■ **Recorded data**

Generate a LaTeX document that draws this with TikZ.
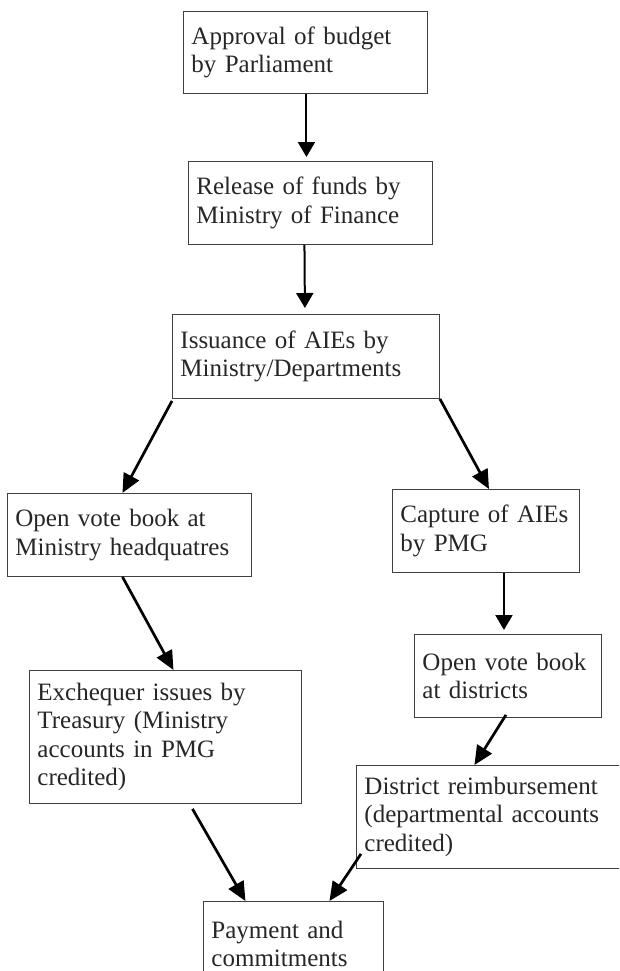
\documentclass[tikz,border=0pt]{standalone}
\usepackage{fontspec}
\setmainfont{Liberation Serif}
\usetikzlibrary{arrows.meta}

\tikzset{
  stepbox/.style={draw=black!75, line width=0.9pt, anchor=north west, align=left,
    inner xsep=8pt, inner ysep=0pt, text=black!85,
    font=\fontsize{25}{28.5}\selectfont},
  flow/.style={line width=2pt, -{Triangle[width=17pt,length=15pt]}},
  slant/.style={line width=2.7pt, -{Triangle[width=17pt,length=19pt]}}
}

\begin{document}
\begin{tikzpicture}[x=1pt, y=-1pt]
			\clip (0,0) rectangle (619,971);

			% Draw the boxes down the middle
			\node[stepbox, text width=228pt, minimum height=82pt] (app) at (183,11) {Approval of budget\\by Parliament};
			\node[stepbox, text width=228pt, minimum height=83pt] (rel) at (188,161) {Release of funds by\\Ministry of Finance};
			\node[stepbox, text width=251pt, minimum height=84pt] (iss) at (172,314) {Issuance of AIEs by\\Ministry/Departments};

			% Draw the left branch
			\node[stepbox, text width=228pt, minimum height=83pt] (mhq) at (7,493) {Open vote book at\\Ministry headquatres};
			\node[stepbox, text width=256pt, minimum height=133pt] (exq) at (29,670) {Exchequer issues by\\Treasury (Ministry\\accounts in PMG\\credited)};

			% Draw the right branch
			\node[stepbox, text width=171pt, minimum height=83pt] (cap) at (392,489) {Capture of AIEs\\by PMG};
			\node[stepbox, text width=171pt, minimum height=83pt] (dst) at (414,634) {Open vote book\\at districts};
			\node[stepbox, text width=248pt, minimum height=103pt] (dre) at (356,765) {District reimbursement\\(departmental accounts\\credited)};

			\node[stepbox, text width=164pt, minimum height=85pt] (pay) at (203,901) {Payment and\\commitments};

			% Draw the straight arrows
			\draw[flow, shorten >=4pt] ([xshift=1pt]app.south) -- ([xshift=-4pt]rel.north);
			\draw[flow, shorten >=6pt] ([xshift=-6pt]rel.south) -- ([xshift=-1pt]iss.north);
			\draw[flow, shorten >=4pt] ([xshift=18pt]cap.south) -- ([xshift=-4pt]dst.north);

			% Draw the slanted arrows
			\draw[slant] ([yshift=-2pt]iss.south west) -- ([xshift=-7pt]mhq.north);
			\draw[slant] (iss.south east) -- ([xshift=3pt]cap.north);
			\draw[slant] ([xshift=-7pt]mhq.south) -- ([xshift=8pt]exq.north);
			\draw[slant] ([xshift=-2pt,yshift=3pt]dst.south) -- ([xshift=-14pt]dre.north);
			\draw[slant] ([xshift=27pt,yshift=-5pt]exq.south) -- ([xshift=-48pt]pay.north);
			\draw[slant] ([xshift=5pt,yshift=15pt]dre.south west) -- ([xshift=36pt]pay.north);

\end{tikzpicture}
\end{document}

■ **Your instructions**
Print out the material word for word, omitting the pictures.

■ **Response for this exercise**
Generate a LaTeX document that draws this with TikZ.
\documentclass[tikz,border=0pt]{standalone}
\usepackage{fontspec}
\setmainfont{Liberation Serif}
\usetikzlibrary{arrows.meta}

\tikzset{
  stepbox/.style={draw=black!75, line width=0.9pt, anchor=north west, align=left,
    inner xsep=8pt, inner ysep=0pt, text=black!85,
    font=\fontsize{25}{28.5}\selectfont},
  flow/.style={line width=2pt, -{Triangle[width=17pt,length=15pt]}},
  slant/.style={line width=2.7pt, -{Triangle[width=17pt,length=19pt]}}
}

\begin{document}
\begin{tikzpicture}[x=1pt, y=-1pt]
			\clip (0,0) rectangle (619,971);

			% Draw the boxes down the middle
			\node[stepbox, text width=228pt, minimum height=82pt] (app) at (183,11) {Approval of budget\\by Parliament};
			\node[stepbox, text width=228pt, minimum height=83pt] (rel) at (188,161) {Release of funds by\\Ministry of Finance};
			\node[stepbox, text width=251pt, minimum height=84pt] (iss) at (172,314) {Issuance of AIEs by\\Ministry/Departments};

			% Draw the left branch
			\node[stepbox, text width=228pt, minimum height=83pt] (mhq) at (7,493) {Open vote book at\\Ministry headquatres};
			\node[stepbox, text width=256pt, minimum height=133pt] (exq) at (29,670) {Exchequer issues by\\Treasury (Ministry\\accounts in PMG\\credited)};

			% Draw the right branch
			\node[stepbox, text width=171pt, minimum height=83pt] (cap) at (392,489) {Capture of AIEs\\by PMG};
			\node[stepbox, text width=171pt, minimum height=83pt] (dst) at (414,634) {Open vote book\\at districts};
			\node[stepbox, text width=248pt, minimum height=103pt] (dre) at (356,765) {District reimbursement\\(departmental accounts\\credited)};

			\node[stepbox, text width=164pt, minimum height=85pt] (pay) at (203,901) {Payment and\\commitments};

			% Draw the straight arrows
			\draw[flow, shorten >=4pt] ([xshift=1pt]app.south) -- ([xshift=-4pt]rel.north);
			\draw[flow, shorten >=6pt] ([xshift=-6pt]rel.south) -- ([xshift=-1pt]iss.north);
			\draw[flow, shorten >=4pt] ([xshift=18pt]cap.south) -- ([xshift=-4pt]dst.north);

			% Draw the slanted arrows
			\draw[slant] ([yshift=-2pt]iss.south west) -- ([xshift=-7pt]mhq.north);
			\draw[slant] (iss.south east) -- ([xshift=3pt]cap.north);
			\draw[slant] ([xshift=-7pt]mhq.south) -- ([xshift=8pt]exq.north);
			\draw[slant] ([xshift=-2pt,yshift=3pt]dst.south) -- ([xshift=-14pt]dre.north);
			\draw[slant] ([xshift=27pt,yshift=-5pt]exq.south) -- ([xshift=-48pt]pay.north);
			\draw[slant] ([xshift=5pt,yshift=15pt]dre.south west) -- ([xshift=36pt]pay.north);

\end{tikzpicture}
\end{document}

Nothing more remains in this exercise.